JAMAICA

Professors in Canada develop Caribbean diaspora courses
Two Jamaican professors at different universities in Ontario, Canada, have created courses that focus on the Caribbean diaspora there and abroad, writes Neil Armstrong for The Jamaica Gleaner. Dr Hyacinth Simpson, associate professor in the Department of English at Toronto Metropolitan University (formerly Ryerson University), and Ronald Cummings, an associate professor of Caribbean literature and black diaspora studies in the Department of English and Cultural Studies at McMaster University, offered the courses during the spring and summer terms.From chattel slavery and the plantation society period to the present, migration in and out of the region continues to shape the experience of Caribbean peoples significantly.

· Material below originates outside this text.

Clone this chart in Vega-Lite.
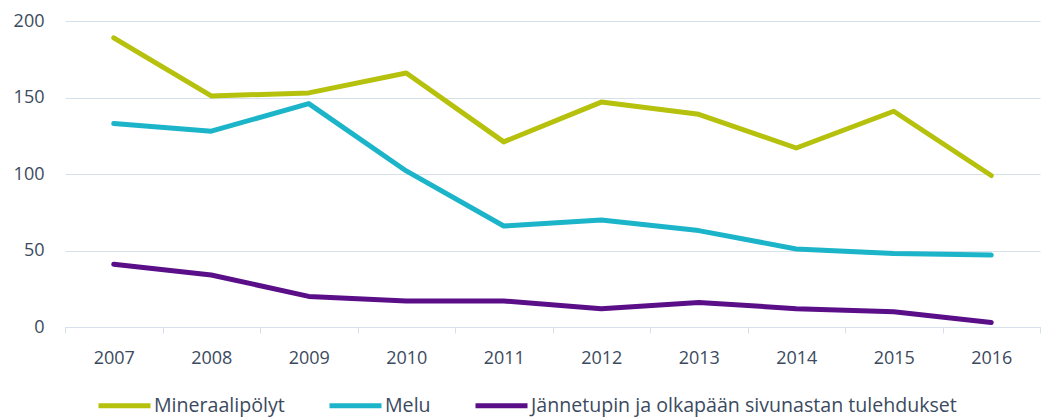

Simpson’s course, Literatures of the Caribbean, provided the students an engagement with literary texts (short stories, poems, and a novel), as well as films and music to better understand how migrations and mass movements have affected the identities (especially ethno-racial, sexual, and gendered) of peoples in the English-speaking Caribbean and its diasporas.
Meanwhile, Professor Cummings launched his new course, Windrush Writing/Writing Windrush: Empire, Race and Decolonisation, during the summer to teach his students more about the literature and other creative forms that grew out of the Windrush generation.